RIP Nelson Mandela
Nelson Mandela has died at the age of 95, and the inevitable articles have appeared summarizing his life and accomplishments. Some laud him as a saint, or at the very least, saintly. Others use the occasion to make political points of various kinds.
Mandela was a complex figure whose long life encompassed many changes and some contradictions and flaws. For example, he was an advocate of violence in his youth, and if not a Communist certainly a Communist sympathizer (a buddy of Castro) and a socialist. He was pro-Palestinian and pro-Arafat.
But he was a great man and turned out to be a surprising one, given his earlier history. When Mandela emerged from prison into a changed world and South African leadership, he decided to go a different way than the rest of the new black leaders of Africa:
In the half century since white colonial rule ended in Africa, leaders in country after country have promised freedom and democracy only to become corrupt dictators, often unleashing killing fields of violence. Uganda’s Idi Amin. Zimbabwe’s Robert Mugabe. The list is long.
Mandela had more reason than most to follow this very human path of vanity and racial revenge: he spent 27 years in white-run prisons, many in solitary confinement, many doing hard labor. But Mandela responded by doing the opposite, the unexpected. He became the anti-dictator. He became, in his own lifetime, a history-changing figure with powerful moral authority like India’s Mahatma Gandhi or Burma’s Aung San Suu-Kyi…
…[W]hen he was finally freed [from prison] in 1990, he worked with white President F.W. de Klerk to keep whites from fleeing, to prevent a wave of racial violence…[W]hen Mandela won the first democratic elections in 1994, he appointed de Klerk his deputy and kept many whites in the government, the exact opposite of the cruel, kick-them-out revenge others wanted…[H]e established Truth and Reconciliation Commissions, offering amnesty for the truth…[H]e used sports to promote reconciliation, encouraging blacks to support the once-hated Springboks, South Africa’s white rugby team…[A]fter just one term as president, he stepped down.
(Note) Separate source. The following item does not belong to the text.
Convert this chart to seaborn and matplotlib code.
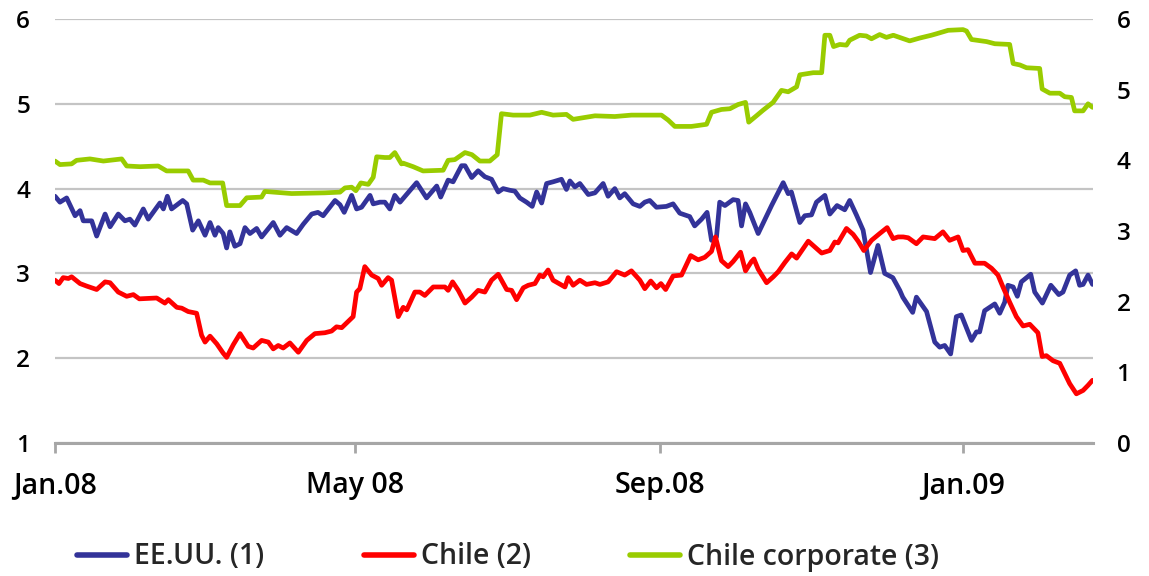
import matplotlib
matplotlib.use("Agg")
import matplotlib.pyplot as plt
import numpy as np
import pandas as pd
import seaborn as sns

# ---------------- data (days since 2008-01-01, values) ----------------
usa_days = [0, 2.0, 4.7, 8.1, 10.1, 11.4, 14.8, 16.8, 20.2, 22.2, 25.5, 28.2, 30.2, 32.2, 35.6, 37.6,
            42.3, 43.7, 45.3, 47.0, 51.5, 53.1, 55.5, 57.8, 60.5, 62.5, 64.5, 65.8, 67.8, 69.2, 70.5,
            72.5, 74.6, 76.6, 78.6, 81.3, 83.3, 88.0, 90.7, 93.4, 97.4, 100.1, 103.5, 106.0, 108.1,
            112.9, 114.9, 116.6, 119.6, 121.6, 123.6, 127.0, 128.3, 131.0, 133.0, 135.0, 137.0, 139.1,
            145.8, 149.8, 153.9, 155.5, 158.5, 160.5, 163.9, 165.3, 168.0, 170.6, 173.3, 176.0, 178.7,
            180.7, 183.4, 185.4, 187.4, 190.1, 192.4, 194.2, 196.2, 198.2, 200.8, 204.2, 206.2, 207.6,
            209.6, 211.6, 215.0, 217.7, 221.0, 223.0, 225.7, 227.7, 229.7, 233.1, 235.8, 237.8, 239.8,
            242.5, 246.5, 249.2, 251.9, 255.9, 257.9, 260.7, 262.9, 264.7, 266.7, 268.0, 270.1, 273.4,
            275.4, 276.8, 278.4, 280.1, 283.5, 288.9, 293.6, 295.6, 296.9, 300.3, 302.3, 305.0, 307.0,
            310.4, 312.4, 315.3, 318.4, 320.4, 323.1, 325.8, 328.8, 331.8, 334.5, 337.8, 340.6, 341.8,
            345.8, 347.3, 351.4, 354.7, 356.7, 358.7, 361.1, 363.4, 365.4, 369.5, 371.5, 372.8, 374.8,
            378.9, 380.9, 382.9, 384.2, 386.3, 388.0, 389.6, 393.4, 395.0, 398.1, 401.5, 404.7, 406.4,
            409.1, 411.5, 413.1, 414.5, 416.5, 418.3]
usa_vals = [3.91, 3.84, 3.89, 3.68, 3.74, 3.62, 3.62, 3.44, 3.70, 3.55, 3.70, 3.62, 3.64, 3.57, 3.76, 3.64,
            3.83, 3.76, 3.91, 3.76, 3.86, 3.82, 3.51, 3.62, 3.45, 3.60, 3.45, 3.54, 3.47, 3.30, 3.49,
            3.32, 3.35, 3.54, 3.47, 3.53, 3.43, 3.60, 3.45, 3.54, 3.47, 3.58, 3.70, 3.72, 3.68,
            3.86, 3.81, 3.72, 3.92, 3.76, 3.78, 3.92, 3.82, 3.84, 3.84, 3.76, 3.92, 3.84,
            4.07, 3.89, 4.03, 3.90, 4.10, 4.08, 4.27, 4.27, 4.13, 4.21, 4.14, 4.11, 3.96,
            4.00, 3.98, 3.97, 3.89, 3.84, 3.79, 3.96, 3.83, 4.06, 4.08, 4.11, 3.99, 4.09,
            4.02, 4.06, 3.93, 3.95, 4.06, 3.91, 4.00, 3.89, 3.94, 3.82, 3.79, 3.84, 3.86,
            3.78, 3.79, 3.82, 3.71, 3.67, 3.56, 3.64, 3.72, 3.39, 3.43, 3.84, 3.80, 3.87,
            3.86, 3.56, 3.82, 3.72, 3.47, 3.80, 4.07, 3.94, 3.96, 3.60, 3.68, 3.69, 3.84,
            3.92, 3.70, 3.80, 3.75, 3.86, 3.69, 3.51, 3.01, 3.33, 3.00, 2.95, 2.80, 2.72,
            2.54, 2.72, 2.55, 2.19, 2.13, 2.15, 2.05, 2.49, 2.51, 2.21, 2.31, 2.31, 2.56,
            2.64, 2.53, 2.66, 2.86, 2.84, 2.73, 2.90, 2.99, 2.78, 2.65, 2.86, 2.75, 2.78,
            2.98, 3.03, 2.86, 2.87, 2.98, 2.87]

chile_days = [0, 1.6, 3.3, 5.4, 6.7, 10.1, 12.8, 16.8, 20.2, 22.2, 25.5, 28.9, 31.6, 34.0, 41.0, 44.3,
              45.7, 49.1, 51.1, 53.7, 57.1, 59.1, 60.5, 62.5, 65.2, 67.8, 69.2, 71.9, 74.6, 77.9, 79.9,
              83.3, 86.0, 88.0, 90.0, 92.0, 94.7, 98.1, 101.5, 104.8, 108.8, 111.5, 113.5, 115.6, 120.2,
              121.6, 122.9, 124.9, 127.7, 130.3, 131.7, 134.3, 135.7, 138.4, 140.4, 141.8, 145.1, 147.1,
              149.1, 152.5, 157.2, 158.5, 160.3, 162.6, 165.3, 168.0, 170.6, 173.3, 176.0, 178.7, 182.1,
              184.1, 186.1, 188.8, 190.8, 193.5, 195.5, 196.8, 198.8, 200.8, 205.6, 206.9, 208.9, 211.6,
              214.3, 217.7, 219.7, 223.0, 226.4, 229.7, 232.4, 235.8, 237.8, 240.2, 242.5, 244.3, 246.2,
              249.2, 252.6, 256.3, 259.3, 262.0, 264.7, 266.3, 268.7, 271.4, 273.4, 276.4, 278.4, 280.8,
              281.8, 283.5, 286.9, 289.6, 291.6, 294.3, 297.0, 299.0, 303.7, 306.4, 309.1, 312.4, 314.4,
              315.7, 319.1, 321.8, 323.8, 326.1, 329.2, 332.5, 335.5, 337.9, 339.9, 342.0, 344.0, 347.3,
              350.0, 354.7, 358.0, 360.7, 364.1, 366.1, 368.1, 370.9, 374.8, 377.6, 380.2, 382.2, 384.9,
              387.6, 390.3, 393.0, 396.3, 398.0, 399.7, 402.4, 405.1, 407.1, 409.1, 411.8, 414.5, 416.5,
              418.3]
chile_vals = [2.92, 2.88, 2.95, 2.94, 2.96, 2.88, 2.85, 2.81, 2.90, 2.89, 2.78, 2.73, 2.75, 2.70, 2.71, 2.65,
              2.69, 2.60, 2.59, 2.55, 2.53, 2.27, 2.19, 2.26, 2.17, 2.06, 2.01, 2.16, 2.29, 2.14, 2.12,
              2.21, 2.19, 2.11, 2.15, 2.12, 2.18, 2.07, 2.21, 2.29, 2.30, 2.32, 2.37, 2.36, 2.49,
              2.78, 2.82, 3.08, 2.98, 2.94, 2.86, 2.95, 2.92, 2.49, 2.60, 2.57, 2.78, 2.78,
              2.74, 2.84, 2.84, 2.80, 2.90, 2.80, 2.65, 2.72, 2.80, 2.78, 2.92, 2.99, 2.81,
              2.80, 2.69, 2.83, 2.86, 2.88, 2.98, 2.96, 3.04, 2.92, 2.84, 2.95, 2.86, 2.92,
              2.87, 2.89, 2.87, 2.90, 3.02, 2.98, 3.03, 2.92, 2.82, 2.91, 2.83, 2.88, 2.81,
              2.97, 2.98, 3.21, 3.16, 3.19, 3.26, 3.43, 3.15, 3.08, 3.14, 3.25, 3.03, 3.14,
              3.17, 3.05, 2.89, 2.96, 3.02, 3.13, 3.23, 3.18, 3.38, 3.31, 3.24, 3.27, 3.37,
              3.36, 3.53, 3.46, 3.38, 3.27, 3.39, 3.47, 3.54, 3.41, 3.43, 3.43, 3.42, 3.35,
              3.43, 3.41, 3.49, 3.39, 3.43, 3.27, 3.28, 3.12, 3.12, 3.06, 2.98, 2.84, 2.66,
              2.49, 2.38, 2.40, 2.30, 2.02, 2.03, 1.97, 1.94, 1.82, 1.70, 1.58, 1.62, 1.68,
              1.74]

corp_days = [0, 2.0, 6.7, 8.7, 14.1, 19.5, 26.9, 28.9, 34.3, 41.6, 45.0, 53.7, 55.7, 59.8, 62.5, 67.6,
             69.2, 74.6, 77.3, 83.3, 84.6, 95.4, 108.8, 114.9, 116.9, 119.6, 121.3, 123.3, 126.3, 128.3,
             129.7, 133.0, 135.0, 137.0, 139.7, 140.4, 144.4, 148.4, 156.5, 158.5, 161.2, 165.3, 168.1,
             171.3, 175.3, 178.3, 180.0, 184.7, 191.5, 196.2, 200.8, 206.2, 208.9, 217.7, 225.7, 232.4,
             244.5, 247.2, 249.9, 256.6, 262.7, 264.7, 268.7, 272.1, 275.4, 278.4, 279.7, 282.8, 285.5,
             289.5, 292.9, 295.6, 299.0, 300.3, 305.7, 309.1, 310.4, 312.4, 313.9, 316.4, 319.1, 320.4,
             324.4, 327.1, 329.2, 332.5, 335.2, 338.0, 344.6, 348.6, 353.3, 355.3, 360.1, 366.1, 367.5,
             369.5, 375.6, 378.9, 384.9, 386.3, 389.0, 391.7, 397.0, 398.0, 401.1, 405.1, 407.1, 409.8,
             411.1, 414.5, 416.5, 418.3]
corp_vals = [3.99, 3.94, 3.95, 4.00, 4.02, 3.99, 4.02, 3.92, 3.91, 3.92, 3.85, 3.85, 3.72, 3.72, 3.68, 3.68,
             3.36, 3.36, 3.47, 3.48, 3.56, 3.53, 3.54, 3.55, 3.61, 3.62, 3.57, 3.68, 3.66, 3.76,
             4.05, 4.04, 4.04, 4.11, 3.95, 3.96, 3.91, 3.85, 3.86, 4.00, 4.01, 4.11, 4.08,
             3.99, 3.99, 4.08, 4.66, 4.64, 4.64, 4.68, 4.64, 4.65, 4.58, 4.63, 4.62, 4.64,
             4.64, 4.57, 4.48, 4.48, 4.51, 4.68, 4.72, 4.73, 4.79, 4.82, 4.54, 4.63, 4.71,
             4.82, 4.99, 4.97, 5.04, 5.21, 5.24, 5.24, 5.77, 5.77, 5.61, 5.64, 5.63, 5.70,
             5.77, 5.76, 5.72, 5.78, 5.74, 5.77, 5.69, 5.73, 5.77, 5.79, 5.84, 5.85, 5.83,
             5.71, 5.68, 5.65, 5.64, 5.37, 5.35, 5.31, 5.30, 5.01, 4.95, 4.95, 4.90, 4.89,
             4.70, 4.70, 4.80, 4.75]

series_labels = ["EE.UU. (1)", "Chile (2)", "Chile corporate (3)"]
tick_dates = ["2008-01-01", "2008-05-01", "2008-09-01", "2009-01-01"]
tick_labels = ["Jan.08", "May 08", "Sep.08", "Jan.09"]
left_ticks = [1, 2, 3, 4, 5, 6]
right_ticks = [0, 1, 2, 3, 4, 5, 6]

# ---------------- styling ----------------
sns.set_theme(style="white")
plt.rcParams["font.family"] = ["Open Sans", "DejaVu Sans"]
plt.rcParams["font.weight"] = "semibold"

BLUE = "#333399"
RED = "#FF0000"
GREEN = "#99CC00"
GRID = "#c4c4c4"
AXIS = "#a6a6a6"

start = pd.Timestamp("2008-01-01")


def frame(days, vals):
    return pd.DataFrame({"date": start + pd.to_timedelta(np.array(days), unit="D"),
                         "value": vals})


df_usa = frame(usa_days, usa_vals)
df_chile = frame(chile_days, chile_vals)
df_corp = frame(corp_days, corp_vals)

fig = plt.figure(figsize=(11.49, 5.76), dpi=100)
ax = fig.add_axes([55 / 1149, 1 - 443 / 576, (1093 - 55) / 1149, (443 - 19) / 576])
ax2 = ax.twinx()

lw = 3.4
sns.lineplot(data=df_usa, x="date", y="value", ax=ax, color=BLUE, linewidth=lw,
             estimator=None, sort=False, label=series_labels[0], legend=False)
sns.lineplot(data=df_chile, x="date", y="value", ax=ax, color=RED, linewidth=lw,
             estimator=None, sort=False, label=series_labels[1], legend=False)
sns.lineplot(data=df_corp, x="date", y="value", ax=ax2, color=GREEN, linewidth=lw,
             estimator=None, sort=False, label=series_labels[2], legend=False)

# axes limits
ax.set_xlim(start, start + pd.Timedelta(days=418.5))
ax.set_ylim(1, 6)
ax2.set_ylim(0, 6)

# grid
ax.set_yticks(left_ticks)
ax.grid(axis="y", color=GRID, linewidth=1.6)
ax.grid(axis="x", visible=False)
ax.set_axisbelow(True)
ax2.grid(False)
ax2.set_yticks(right_ticks)

for a in (ax, ax2):
    for s in ("top", "left", "right"):
        a.spines[s].set_visible(False)
    a.set_xlabel("")
    a.set_ylabel("")
ax2.spines["bottom"].set_visible(False)
ax.spines["bottom"].set_color(AXIS)
ax.spines["bottom"].set_linewidth(2.2)

ax.set_xticks(pd.to_datetime(tick_dates))
ax.set_xticklabels(tick_labels)
ax.tick_params(axis="x", bottom=True, direction="out", length=7, width=2.0, color=AXIS,
               pad=13, labelsize=20.5, labelcolor="black")
ax.tick_params(axis="y", left=False, length=0, pad=18, labelsize=17.5, labelcolor="black")
ax2.tick_params(axis="y", right=False, length=0, pad=17, labelsize=17.5, labelcolor="black")
ax.set_yticklabels([str(t) for t in left_ticks])
ax2.set_yticklabels([str(t) for t in right_ticks])

# legend
handles = ax.get_lines()[:2] + ax2.get_lines()[:1]
fig.legend(handles, series_labels, loc="center left", bbox_to_anchor=(77 / 1149, 1 - 557 / 576),
           ncol=3, frameon=False, fontsize=20.5, handlelength=1.75, handletextpad=0.25,
           columnspacing=3.5, borderpad=0, borderaxespad=0)
for lh in fig.legends[0].get_lines():
    lh.set_linewidth(4)

fig.savefig("out.png", dpi=100)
That last sentence is especially telling: he did not consolidate and extend his personal power in the way of so many dictators. Perhaps something about his 27 years of prison acted as a crucible to allow him to emerge a better and wiser person than when he went in. But there was nothing inevitable about that result, and it speaks to Mandela’s own strength of character that it happened that way.
What will happen to South Africa now? It may go down the dreadful path of some of its neighbors. But if it does not, it will be no small thanks to Nelson Mandela.
RIP.
Socially and economically, South Africa has in fact been declining for some time, and that will inexorably continue, thanks to tribalism, cronyism and corruption. And never leave out Leftism; as Mandela was infected, so were and still are many, many more, all full of self-pity and envy, seeking ‘social justice’. See the recent miners’ strikes; in response, some mines have simply been permanently shut down.
RIP, Mandela. A Huge Figure without doubt. His stepping away from the presidency after just one term was transpiring.
I have been posting on some bords my ideas on what made American exceptionalism: basically a mature culture that results in the rule of law. I think his behaviour is an example of that.
I know he was a leftist and perhaps communist. Still, whatever his beliefs, his actions in the 90s suggest a mature behaviour, the type required to make things work out well. Alas I doubt those who follow him will ever behave this well.
I appreciate the USA Today excerpt, neo, and your focus on the choices Mandela made when given the opportunity to grab much more power or to exact vengeance. Reminds me of our first and perhaps greatest president.
Always a big mistake to use Forward as a source for anything. Its attacks on Jews/Judaism and Israel tend to be even more despicable than those of the non-Jewish left. Maybe it’s because people there can always use the “Jewish” card to divert some of the fair criticism they face.
Mandela was much worse than that. He still supported “violent struggle” against Israel (a “terrorist state”) and his history with diamonds, terrorism and David Rockfeller shed some light on his real personality
Putin also stepped down from power when it came time, is he considered a saint too?
Ymarsakar:
Mandela could have run again and stepped down voluntarily.
As for Putin:
There’s no difference. Just Mandela decided to do it earlier and transfer power back to his tribal and family connections.
Putin was stretching things for as long as it took, but he made a power transfer, just a more obvious one.
None of it make much difference. Yet people think it did.
No doubt apartheid, as a statist institution, had to be destroyed; but I wonder if that automatically makes Mandela a good guy. I’m not saying he wasn’t, but I’m automatically suspicious of whoever the Hive wants to canonize.